>> START Records
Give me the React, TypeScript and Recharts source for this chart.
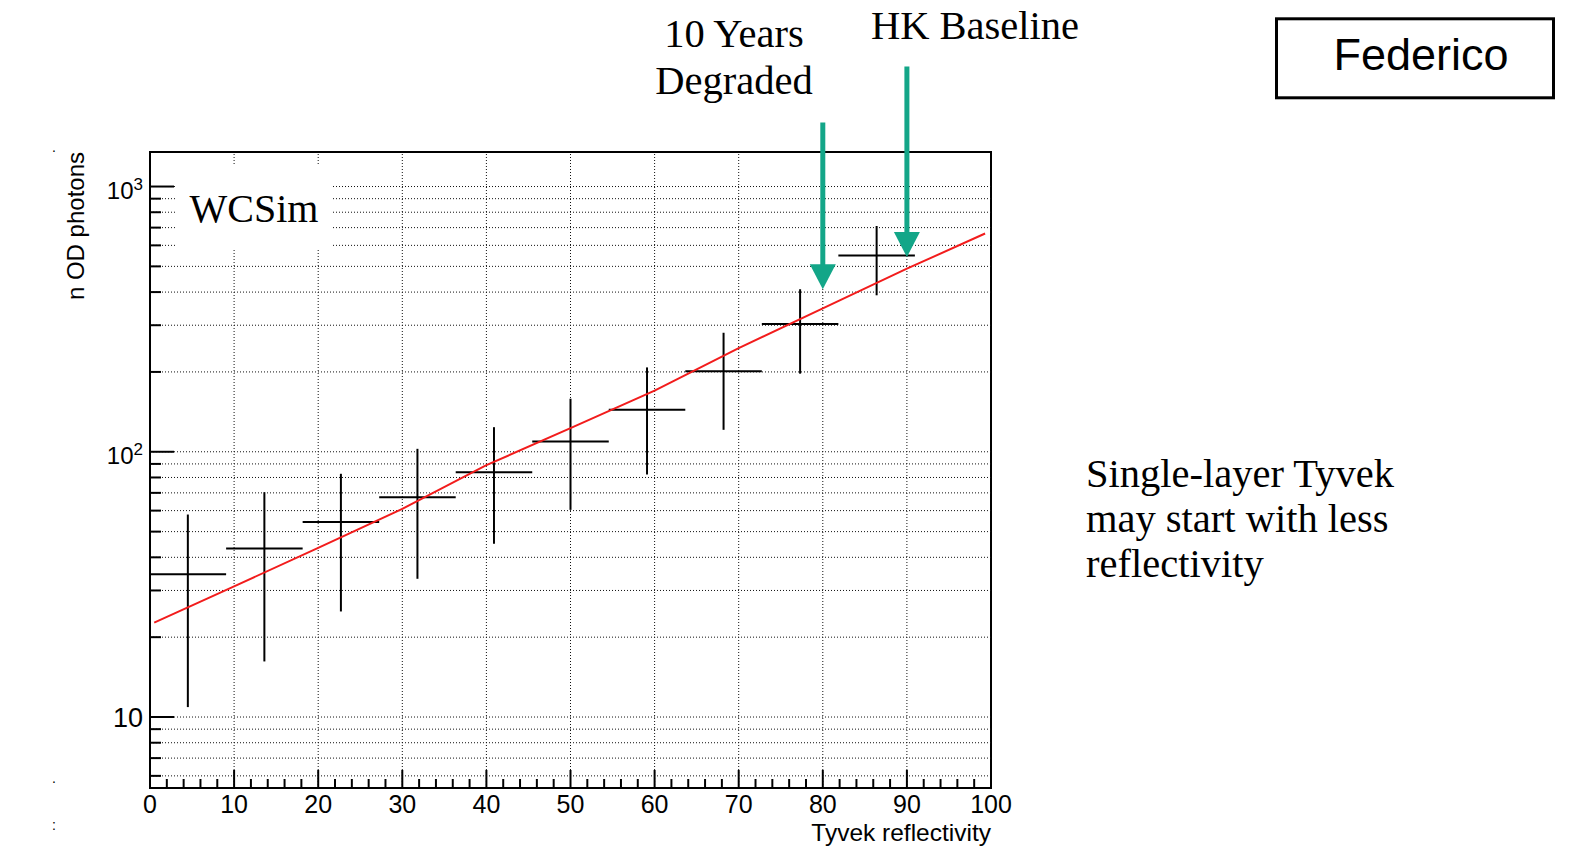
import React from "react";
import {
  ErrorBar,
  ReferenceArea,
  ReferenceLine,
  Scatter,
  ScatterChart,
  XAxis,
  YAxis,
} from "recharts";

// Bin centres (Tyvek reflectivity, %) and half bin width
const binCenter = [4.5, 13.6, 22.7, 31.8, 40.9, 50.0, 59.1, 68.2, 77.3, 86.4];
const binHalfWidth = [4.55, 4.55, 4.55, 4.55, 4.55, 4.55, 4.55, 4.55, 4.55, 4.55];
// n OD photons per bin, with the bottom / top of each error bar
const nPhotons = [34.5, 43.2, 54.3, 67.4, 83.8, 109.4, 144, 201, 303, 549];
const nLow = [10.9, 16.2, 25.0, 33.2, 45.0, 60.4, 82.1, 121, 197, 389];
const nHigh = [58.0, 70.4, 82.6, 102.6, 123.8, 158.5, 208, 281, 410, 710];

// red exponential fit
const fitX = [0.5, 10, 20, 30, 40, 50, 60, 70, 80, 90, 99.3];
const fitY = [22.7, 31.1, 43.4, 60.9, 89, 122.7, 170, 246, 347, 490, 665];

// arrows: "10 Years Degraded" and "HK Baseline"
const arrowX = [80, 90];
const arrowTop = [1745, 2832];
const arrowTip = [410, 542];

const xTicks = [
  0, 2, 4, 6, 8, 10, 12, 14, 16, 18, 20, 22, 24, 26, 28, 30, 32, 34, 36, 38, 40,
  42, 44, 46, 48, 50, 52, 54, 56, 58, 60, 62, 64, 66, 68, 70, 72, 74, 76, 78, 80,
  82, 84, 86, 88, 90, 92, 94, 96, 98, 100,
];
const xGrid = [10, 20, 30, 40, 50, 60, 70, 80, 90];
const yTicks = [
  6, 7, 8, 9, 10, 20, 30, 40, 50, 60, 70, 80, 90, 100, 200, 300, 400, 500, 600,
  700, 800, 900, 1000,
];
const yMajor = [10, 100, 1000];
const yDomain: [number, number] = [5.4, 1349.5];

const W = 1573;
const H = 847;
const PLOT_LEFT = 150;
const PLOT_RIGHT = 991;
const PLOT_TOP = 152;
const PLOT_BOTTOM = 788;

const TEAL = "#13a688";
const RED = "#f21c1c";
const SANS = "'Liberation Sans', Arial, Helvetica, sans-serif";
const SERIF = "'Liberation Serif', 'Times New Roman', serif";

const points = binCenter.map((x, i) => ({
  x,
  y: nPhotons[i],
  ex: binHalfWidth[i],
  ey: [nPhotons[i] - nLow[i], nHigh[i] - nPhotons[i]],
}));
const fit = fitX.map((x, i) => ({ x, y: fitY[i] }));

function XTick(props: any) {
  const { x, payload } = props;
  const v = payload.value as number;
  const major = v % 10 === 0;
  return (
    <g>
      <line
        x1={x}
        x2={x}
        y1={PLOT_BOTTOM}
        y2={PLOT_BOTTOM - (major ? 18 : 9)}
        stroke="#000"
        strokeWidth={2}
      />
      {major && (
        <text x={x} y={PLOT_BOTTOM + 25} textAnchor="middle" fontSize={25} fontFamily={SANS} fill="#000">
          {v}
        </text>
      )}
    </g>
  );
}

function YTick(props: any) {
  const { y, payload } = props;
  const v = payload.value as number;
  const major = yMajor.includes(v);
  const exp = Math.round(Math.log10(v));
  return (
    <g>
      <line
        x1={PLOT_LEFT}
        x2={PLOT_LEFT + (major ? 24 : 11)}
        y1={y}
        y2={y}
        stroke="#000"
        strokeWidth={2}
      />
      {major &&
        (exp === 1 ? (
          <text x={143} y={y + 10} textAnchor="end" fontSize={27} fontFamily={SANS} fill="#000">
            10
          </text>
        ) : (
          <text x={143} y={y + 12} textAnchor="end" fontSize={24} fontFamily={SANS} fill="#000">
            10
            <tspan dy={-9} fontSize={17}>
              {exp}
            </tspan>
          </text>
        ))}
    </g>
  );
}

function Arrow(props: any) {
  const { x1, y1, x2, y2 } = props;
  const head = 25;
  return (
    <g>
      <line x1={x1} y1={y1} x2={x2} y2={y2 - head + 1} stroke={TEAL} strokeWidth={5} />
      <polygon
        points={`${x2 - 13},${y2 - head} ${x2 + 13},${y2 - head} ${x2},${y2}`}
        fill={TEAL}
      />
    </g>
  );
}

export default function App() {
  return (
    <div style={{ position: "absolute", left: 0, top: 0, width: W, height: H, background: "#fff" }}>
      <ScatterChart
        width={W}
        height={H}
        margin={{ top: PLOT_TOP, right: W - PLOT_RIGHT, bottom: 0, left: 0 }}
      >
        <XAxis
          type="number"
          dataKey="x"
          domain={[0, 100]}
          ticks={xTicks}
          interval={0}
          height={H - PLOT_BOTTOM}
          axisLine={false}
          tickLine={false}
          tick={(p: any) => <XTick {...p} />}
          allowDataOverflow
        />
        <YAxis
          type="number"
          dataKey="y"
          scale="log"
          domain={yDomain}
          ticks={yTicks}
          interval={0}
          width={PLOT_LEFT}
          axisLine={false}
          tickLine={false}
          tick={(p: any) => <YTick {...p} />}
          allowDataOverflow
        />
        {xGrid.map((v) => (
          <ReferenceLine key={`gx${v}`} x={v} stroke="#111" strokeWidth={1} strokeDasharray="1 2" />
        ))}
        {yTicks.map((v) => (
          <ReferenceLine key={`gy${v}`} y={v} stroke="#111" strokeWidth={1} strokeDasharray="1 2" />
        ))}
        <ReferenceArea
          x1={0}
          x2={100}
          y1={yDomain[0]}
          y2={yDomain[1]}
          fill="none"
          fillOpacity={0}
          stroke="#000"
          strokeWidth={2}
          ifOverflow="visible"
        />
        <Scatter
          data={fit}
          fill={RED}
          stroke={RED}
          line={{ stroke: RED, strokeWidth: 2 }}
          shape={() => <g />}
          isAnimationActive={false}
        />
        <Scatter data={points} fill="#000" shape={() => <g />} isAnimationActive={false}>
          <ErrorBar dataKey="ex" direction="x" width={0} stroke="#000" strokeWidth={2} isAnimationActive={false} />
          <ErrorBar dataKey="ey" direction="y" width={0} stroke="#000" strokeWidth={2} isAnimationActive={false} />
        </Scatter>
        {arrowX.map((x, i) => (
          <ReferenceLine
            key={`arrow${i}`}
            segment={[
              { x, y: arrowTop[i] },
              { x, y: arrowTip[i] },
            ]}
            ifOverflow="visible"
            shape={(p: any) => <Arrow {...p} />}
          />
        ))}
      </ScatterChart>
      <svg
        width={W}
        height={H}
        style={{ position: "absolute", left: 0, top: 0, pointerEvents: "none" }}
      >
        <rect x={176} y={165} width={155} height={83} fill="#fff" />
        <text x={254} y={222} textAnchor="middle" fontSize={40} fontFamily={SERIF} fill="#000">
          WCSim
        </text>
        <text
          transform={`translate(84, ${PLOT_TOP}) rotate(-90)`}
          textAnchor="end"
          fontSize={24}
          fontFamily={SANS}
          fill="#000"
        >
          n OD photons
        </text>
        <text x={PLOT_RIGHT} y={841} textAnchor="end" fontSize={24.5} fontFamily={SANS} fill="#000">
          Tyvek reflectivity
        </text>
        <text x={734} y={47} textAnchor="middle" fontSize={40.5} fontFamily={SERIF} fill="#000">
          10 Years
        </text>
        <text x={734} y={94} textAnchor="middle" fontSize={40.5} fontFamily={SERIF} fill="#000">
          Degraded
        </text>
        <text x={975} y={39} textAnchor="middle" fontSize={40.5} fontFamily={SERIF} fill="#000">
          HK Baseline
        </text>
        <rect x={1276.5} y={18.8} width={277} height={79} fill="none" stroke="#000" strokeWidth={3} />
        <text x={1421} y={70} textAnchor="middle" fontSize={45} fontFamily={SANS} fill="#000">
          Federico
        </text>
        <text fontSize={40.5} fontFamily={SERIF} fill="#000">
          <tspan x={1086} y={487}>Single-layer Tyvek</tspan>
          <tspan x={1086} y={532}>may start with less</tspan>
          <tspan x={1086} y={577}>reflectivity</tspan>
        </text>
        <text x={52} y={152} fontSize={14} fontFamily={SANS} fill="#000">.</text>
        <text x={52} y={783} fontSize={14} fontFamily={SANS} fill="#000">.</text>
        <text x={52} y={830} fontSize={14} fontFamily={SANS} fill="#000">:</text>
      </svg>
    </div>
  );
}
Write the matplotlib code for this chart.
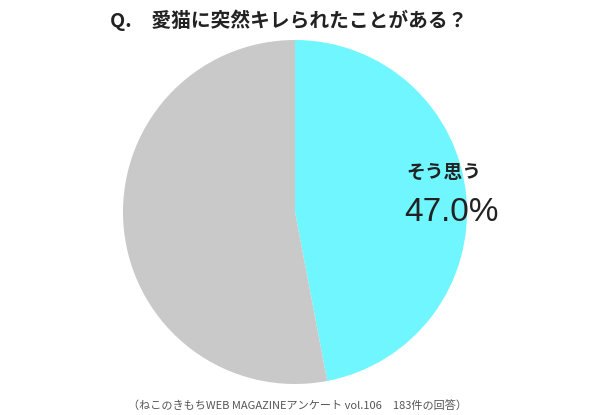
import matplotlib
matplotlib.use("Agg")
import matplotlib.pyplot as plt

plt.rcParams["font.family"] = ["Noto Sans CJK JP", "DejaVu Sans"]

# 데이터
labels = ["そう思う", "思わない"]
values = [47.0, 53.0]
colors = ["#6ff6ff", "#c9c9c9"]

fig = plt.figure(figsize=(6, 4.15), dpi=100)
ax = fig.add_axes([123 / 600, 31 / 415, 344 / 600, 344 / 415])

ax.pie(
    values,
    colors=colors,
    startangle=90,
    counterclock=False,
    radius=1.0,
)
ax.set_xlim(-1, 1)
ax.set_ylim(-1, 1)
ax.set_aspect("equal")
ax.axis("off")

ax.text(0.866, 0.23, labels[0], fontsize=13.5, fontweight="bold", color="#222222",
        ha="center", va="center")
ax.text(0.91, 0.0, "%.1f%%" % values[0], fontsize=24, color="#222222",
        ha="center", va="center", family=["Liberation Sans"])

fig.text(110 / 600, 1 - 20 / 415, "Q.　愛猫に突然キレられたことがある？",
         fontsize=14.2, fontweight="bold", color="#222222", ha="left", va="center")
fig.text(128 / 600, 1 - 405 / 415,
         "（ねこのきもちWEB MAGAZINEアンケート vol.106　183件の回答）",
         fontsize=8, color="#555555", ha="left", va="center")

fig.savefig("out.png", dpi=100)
>> END Records
__Exercise goal__
Quote the records above exactly, from the first line through the line containing "const arrowTip = [410, 542];", and leave out the pictures.

__The response__
Give me the React, TypeScript and Recharts source for this chart.
import React from "react";
import {
  ErrorBar,
  ReferenceArea,
  ReferenceLine,
  Scatter,
  ScatterChart,
  XAxis,
  YAxis,
} from "recharts";

// Bin centres (Tyvek reflectivity, %) and half bin width
const binCenter = [4.5, 13.6, 22.7, 31.8, 40.9, 50.0, 59.1, 68.2, 77.3, 86.4];
const binHalfWidth = [4.55, 4.55, 4.55, 4.55, 4.55, 4.55, 4.55, 4.55, 4.55, 4.55];
// n OD photons per bin, with the bottom / top of each error bar
const nPhotons = [34.5, 43.2, 54.3, 67.4, 83.8, 109.4, 144, 201, 303, 549];
const nLow = [10.9, 16.2, 25.0, 33.2, 45.0, 60.4, 82.1, 121, 197, 389];
const nHigh = [58.0, 70.4, 82.6, 102.6, 123.8, 158.5, 208, 281, 410, 710];

// red exponential fit
const fitX = [0.5, 10, 20, 30, 40, 50, 60, 70, 80, 90, 99.3];
const fitY = [22.7, 31.1, 43.4, 60.9, 89, 122.7, 170, 246, 347, 490, 665];

// arrows: "10 Years Degraded" and "HK Baseline"
const arrowX = [80, 90];
const arrowTop = [1745, 2832];
const arrowTip = [410, 542];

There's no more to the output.